## [TASK]
Copy these lines exactly and nothing else: from the line holding "Give me the TikZ source for this diagram." to the line holding "text=white] (m2d) at", both lines included.

Stored dataset items
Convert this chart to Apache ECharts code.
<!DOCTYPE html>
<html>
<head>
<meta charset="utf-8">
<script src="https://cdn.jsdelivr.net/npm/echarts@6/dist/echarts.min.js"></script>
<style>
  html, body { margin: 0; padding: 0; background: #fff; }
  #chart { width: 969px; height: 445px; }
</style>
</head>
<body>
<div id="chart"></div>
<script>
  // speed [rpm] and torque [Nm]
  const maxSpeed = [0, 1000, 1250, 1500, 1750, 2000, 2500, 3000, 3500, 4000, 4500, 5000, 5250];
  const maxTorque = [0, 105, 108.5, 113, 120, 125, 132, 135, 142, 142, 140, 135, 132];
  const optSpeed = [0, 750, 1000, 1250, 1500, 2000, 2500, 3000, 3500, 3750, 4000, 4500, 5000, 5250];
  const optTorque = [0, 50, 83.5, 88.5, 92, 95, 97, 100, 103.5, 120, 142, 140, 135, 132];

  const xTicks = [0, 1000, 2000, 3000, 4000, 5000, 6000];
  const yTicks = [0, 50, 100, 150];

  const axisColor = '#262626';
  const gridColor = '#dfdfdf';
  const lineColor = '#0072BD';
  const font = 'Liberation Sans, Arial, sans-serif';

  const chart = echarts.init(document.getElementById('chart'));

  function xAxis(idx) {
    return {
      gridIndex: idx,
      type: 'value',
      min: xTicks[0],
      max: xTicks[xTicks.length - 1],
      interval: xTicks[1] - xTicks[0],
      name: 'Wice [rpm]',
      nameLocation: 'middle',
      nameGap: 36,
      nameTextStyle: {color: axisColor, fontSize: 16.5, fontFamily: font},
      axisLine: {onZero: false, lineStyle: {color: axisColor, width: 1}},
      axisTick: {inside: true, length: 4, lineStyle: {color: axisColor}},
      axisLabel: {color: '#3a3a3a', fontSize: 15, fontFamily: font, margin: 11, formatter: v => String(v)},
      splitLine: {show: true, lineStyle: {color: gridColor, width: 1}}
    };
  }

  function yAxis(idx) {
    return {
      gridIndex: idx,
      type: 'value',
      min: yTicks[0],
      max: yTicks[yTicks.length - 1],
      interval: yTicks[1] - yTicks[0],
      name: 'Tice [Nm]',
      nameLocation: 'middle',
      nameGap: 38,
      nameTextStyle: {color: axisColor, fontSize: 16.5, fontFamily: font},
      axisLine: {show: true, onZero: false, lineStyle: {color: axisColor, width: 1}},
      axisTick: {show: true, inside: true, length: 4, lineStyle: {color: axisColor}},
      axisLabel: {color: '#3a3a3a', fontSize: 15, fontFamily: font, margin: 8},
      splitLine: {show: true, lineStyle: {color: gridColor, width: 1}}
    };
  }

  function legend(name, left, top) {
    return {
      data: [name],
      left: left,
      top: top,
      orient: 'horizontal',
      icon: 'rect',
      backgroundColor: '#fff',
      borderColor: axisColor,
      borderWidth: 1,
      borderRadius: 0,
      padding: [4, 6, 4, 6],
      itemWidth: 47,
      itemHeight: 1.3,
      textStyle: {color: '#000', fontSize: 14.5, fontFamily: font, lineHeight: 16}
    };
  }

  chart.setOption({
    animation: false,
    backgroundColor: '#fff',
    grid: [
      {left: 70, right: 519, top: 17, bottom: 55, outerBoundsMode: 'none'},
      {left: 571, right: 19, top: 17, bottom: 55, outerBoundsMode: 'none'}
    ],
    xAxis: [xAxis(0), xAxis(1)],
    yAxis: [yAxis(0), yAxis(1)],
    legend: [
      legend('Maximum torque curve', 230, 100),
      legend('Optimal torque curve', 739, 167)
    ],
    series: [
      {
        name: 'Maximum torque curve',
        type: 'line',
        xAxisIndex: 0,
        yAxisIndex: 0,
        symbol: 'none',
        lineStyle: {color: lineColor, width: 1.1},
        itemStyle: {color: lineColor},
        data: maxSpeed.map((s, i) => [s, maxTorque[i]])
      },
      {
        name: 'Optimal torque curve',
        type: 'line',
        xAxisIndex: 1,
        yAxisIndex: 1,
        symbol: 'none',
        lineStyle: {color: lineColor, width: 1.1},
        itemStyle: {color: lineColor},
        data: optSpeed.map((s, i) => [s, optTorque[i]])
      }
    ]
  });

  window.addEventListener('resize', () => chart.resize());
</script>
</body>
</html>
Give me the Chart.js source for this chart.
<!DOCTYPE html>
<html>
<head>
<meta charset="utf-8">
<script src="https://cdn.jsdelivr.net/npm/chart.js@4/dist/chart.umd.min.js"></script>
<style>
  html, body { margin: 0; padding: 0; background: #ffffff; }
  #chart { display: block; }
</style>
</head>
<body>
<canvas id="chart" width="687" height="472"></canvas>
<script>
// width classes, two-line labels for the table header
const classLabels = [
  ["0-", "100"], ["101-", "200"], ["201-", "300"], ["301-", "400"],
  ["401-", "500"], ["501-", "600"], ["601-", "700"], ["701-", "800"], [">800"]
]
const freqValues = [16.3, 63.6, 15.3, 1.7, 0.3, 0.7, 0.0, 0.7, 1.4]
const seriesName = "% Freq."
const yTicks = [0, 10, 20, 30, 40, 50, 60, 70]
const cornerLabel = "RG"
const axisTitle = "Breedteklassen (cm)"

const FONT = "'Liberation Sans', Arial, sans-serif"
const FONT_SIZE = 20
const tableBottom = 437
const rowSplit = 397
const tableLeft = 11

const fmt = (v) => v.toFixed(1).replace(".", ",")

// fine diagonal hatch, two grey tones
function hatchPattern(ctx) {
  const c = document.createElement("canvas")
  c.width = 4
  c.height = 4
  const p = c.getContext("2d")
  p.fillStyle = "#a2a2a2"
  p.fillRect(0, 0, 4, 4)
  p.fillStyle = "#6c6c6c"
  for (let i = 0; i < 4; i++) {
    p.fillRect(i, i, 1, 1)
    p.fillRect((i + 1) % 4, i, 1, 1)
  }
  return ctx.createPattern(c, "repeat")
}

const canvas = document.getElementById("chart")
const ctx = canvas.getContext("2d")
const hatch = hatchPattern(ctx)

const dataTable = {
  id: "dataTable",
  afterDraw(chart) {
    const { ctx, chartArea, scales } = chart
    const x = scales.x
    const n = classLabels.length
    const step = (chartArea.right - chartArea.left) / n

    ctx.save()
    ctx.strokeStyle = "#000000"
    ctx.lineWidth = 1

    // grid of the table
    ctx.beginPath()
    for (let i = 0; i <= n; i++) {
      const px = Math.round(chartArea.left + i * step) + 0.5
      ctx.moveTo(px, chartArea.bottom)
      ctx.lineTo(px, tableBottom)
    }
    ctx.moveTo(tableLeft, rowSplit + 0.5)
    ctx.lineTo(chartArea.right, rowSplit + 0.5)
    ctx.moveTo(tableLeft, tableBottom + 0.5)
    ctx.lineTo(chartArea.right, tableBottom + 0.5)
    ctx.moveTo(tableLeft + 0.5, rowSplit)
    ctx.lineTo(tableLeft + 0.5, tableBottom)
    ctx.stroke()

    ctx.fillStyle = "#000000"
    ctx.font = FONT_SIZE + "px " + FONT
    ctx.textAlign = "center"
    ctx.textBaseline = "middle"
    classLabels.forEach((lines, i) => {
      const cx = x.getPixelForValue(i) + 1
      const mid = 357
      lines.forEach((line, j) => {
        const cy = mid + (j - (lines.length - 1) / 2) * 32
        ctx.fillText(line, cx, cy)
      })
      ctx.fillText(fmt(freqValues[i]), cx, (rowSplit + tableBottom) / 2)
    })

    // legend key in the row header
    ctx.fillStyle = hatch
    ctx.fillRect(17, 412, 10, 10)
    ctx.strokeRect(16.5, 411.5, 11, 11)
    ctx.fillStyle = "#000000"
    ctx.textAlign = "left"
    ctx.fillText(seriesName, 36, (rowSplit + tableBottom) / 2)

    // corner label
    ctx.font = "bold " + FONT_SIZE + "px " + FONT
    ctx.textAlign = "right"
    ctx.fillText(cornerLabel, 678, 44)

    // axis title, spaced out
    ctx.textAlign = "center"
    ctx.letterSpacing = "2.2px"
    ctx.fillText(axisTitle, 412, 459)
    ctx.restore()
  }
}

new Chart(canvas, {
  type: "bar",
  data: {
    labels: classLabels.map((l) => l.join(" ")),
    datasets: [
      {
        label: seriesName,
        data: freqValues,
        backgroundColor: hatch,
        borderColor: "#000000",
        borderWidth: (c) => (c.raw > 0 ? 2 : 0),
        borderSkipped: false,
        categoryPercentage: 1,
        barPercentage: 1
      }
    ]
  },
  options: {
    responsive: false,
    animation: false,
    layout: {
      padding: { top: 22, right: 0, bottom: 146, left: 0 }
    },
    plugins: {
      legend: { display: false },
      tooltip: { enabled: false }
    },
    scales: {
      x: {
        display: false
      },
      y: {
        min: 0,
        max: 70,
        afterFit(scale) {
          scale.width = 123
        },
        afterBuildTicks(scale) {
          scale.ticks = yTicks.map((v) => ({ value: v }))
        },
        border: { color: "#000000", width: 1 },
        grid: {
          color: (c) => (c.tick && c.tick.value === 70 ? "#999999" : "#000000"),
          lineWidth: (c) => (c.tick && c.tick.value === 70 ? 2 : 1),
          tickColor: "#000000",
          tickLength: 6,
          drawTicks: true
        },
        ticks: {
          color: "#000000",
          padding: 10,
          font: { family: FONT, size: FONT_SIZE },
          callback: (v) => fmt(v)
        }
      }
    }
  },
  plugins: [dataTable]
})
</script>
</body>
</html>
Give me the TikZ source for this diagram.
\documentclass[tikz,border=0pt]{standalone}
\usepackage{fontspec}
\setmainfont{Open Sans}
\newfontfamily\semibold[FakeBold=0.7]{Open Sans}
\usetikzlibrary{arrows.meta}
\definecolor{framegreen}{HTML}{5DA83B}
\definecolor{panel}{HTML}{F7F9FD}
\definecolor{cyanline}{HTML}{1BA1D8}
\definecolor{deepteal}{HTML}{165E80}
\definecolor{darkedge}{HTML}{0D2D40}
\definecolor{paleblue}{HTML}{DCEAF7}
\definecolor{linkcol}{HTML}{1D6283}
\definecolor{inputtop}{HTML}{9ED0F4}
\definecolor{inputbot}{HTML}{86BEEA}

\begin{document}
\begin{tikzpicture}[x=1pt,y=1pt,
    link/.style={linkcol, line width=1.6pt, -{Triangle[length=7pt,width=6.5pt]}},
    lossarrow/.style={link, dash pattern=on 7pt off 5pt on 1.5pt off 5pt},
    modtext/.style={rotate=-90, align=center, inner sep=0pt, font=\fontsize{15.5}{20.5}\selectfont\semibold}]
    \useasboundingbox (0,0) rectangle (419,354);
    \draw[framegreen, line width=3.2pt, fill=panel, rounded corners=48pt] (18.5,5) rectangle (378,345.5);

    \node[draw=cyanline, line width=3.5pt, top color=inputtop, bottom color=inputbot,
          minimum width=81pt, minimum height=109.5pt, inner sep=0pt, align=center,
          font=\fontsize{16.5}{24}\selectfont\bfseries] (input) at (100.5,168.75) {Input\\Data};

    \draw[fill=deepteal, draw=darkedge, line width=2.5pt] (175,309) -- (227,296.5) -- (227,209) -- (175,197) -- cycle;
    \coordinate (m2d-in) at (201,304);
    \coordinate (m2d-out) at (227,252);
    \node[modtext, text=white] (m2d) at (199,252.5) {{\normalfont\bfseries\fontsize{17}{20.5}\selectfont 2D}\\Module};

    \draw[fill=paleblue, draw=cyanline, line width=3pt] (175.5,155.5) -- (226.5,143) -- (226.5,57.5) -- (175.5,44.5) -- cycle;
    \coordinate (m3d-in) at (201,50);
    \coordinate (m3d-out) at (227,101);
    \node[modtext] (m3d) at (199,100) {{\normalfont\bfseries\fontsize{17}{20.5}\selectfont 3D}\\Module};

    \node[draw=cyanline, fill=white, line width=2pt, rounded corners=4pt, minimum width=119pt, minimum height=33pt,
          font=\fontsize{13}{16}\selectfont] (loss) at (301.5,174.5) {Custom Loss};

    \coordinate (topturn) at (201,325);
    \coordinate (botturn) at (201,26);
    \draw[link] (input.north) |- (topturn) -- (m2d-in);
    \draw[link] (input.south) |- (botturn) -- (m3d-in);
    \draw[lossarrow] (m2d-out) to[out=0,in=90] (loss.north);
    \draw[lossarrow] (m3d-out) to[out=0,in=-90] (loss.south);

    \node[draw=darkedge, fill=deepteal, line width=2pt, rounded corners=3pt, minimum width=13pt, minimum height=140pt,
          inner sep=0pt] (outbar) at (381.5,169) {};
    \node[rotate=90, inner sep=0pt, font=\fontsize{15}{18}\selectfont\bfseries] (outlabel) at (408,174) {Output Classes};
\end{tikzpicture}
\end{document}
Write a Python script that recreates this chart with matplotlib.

## [SOLUTION FOR THIS EXERCISE]
Give me the TikZ source for this diagram.
\documentclass[tikz,border=0pt]{standalone}
\usepackage{fontspec}
\setmainfont{Open Sans}
\newfontfamily\semibold[FakeBold=0.7]{Open Sans}
\usetikzlibrary{arrows.meta}
\definecolor{framegreen}{HTML}{5DA83B}
\definecolor{panel}{HTML}{F7F9FD}
\definecolor{cyanline}{HTML}{1BA1D8}
\definecolor{deepteal}{HTML}{165E80}
\definecolor{darkedge}{HTML}{0D2D40}
\definecolor{paleblue}{HTML}{DCEAF7}
\definecolor{linkcol}{HTML}{1D6283}
\definecolor{inputtop}{HTML}{9ED0F4}
\definecolor{inputbot}{HTML}{86BEEA}

\begin{document}
\begin{tikzpicture}[x=1pt,y=1pt,
    link/.style={linkcol, line width=1.6pt, -{Triangle[length=7pt,width=6.5pt]}},
    lossarrow/.style={link, dash pattern=on 7pt off 5pt on 1.5pt off 5pt},
    modtext/.style={rotate=-90, align=center, inner sep=0pt, font=\fontsize{15.5}{20.5}\selectfont\semibold}]
    \useasboundingbox (0,0) rectangle (419,354);
    \draw[framegreen, line width=3.2pt, fill=panel, rounded corners=48pt] (18.5,5) rectangle (378,345.5);

    \node[draw=cyanline, line width=3.5pt, top color=inputtop, bottom color=inputbot,
          minimum width=81pt, minimum height=109.5pt, inner sep=0pt, align=center,
          font=\fontsize{16.5}{24}\selectfont\bfseries] (input) at (100.5,168.75) {Input\\Data};

    \draw[fill=deepteal, draw=darkedge, line width=2.5pt] (175,309) -- (227,296.5) -- (227,209) -- (175,197) -- cycle;
    \coordinate (m2d-in) at (201,304);
    \coordinate (m2d-out) at (227,252);
    \node[modtext, text=white] (m2d) at (199,252.5) {{\normalfont\bfseries\fontsize{17}{20.5}\selectfont 2D}\\Module};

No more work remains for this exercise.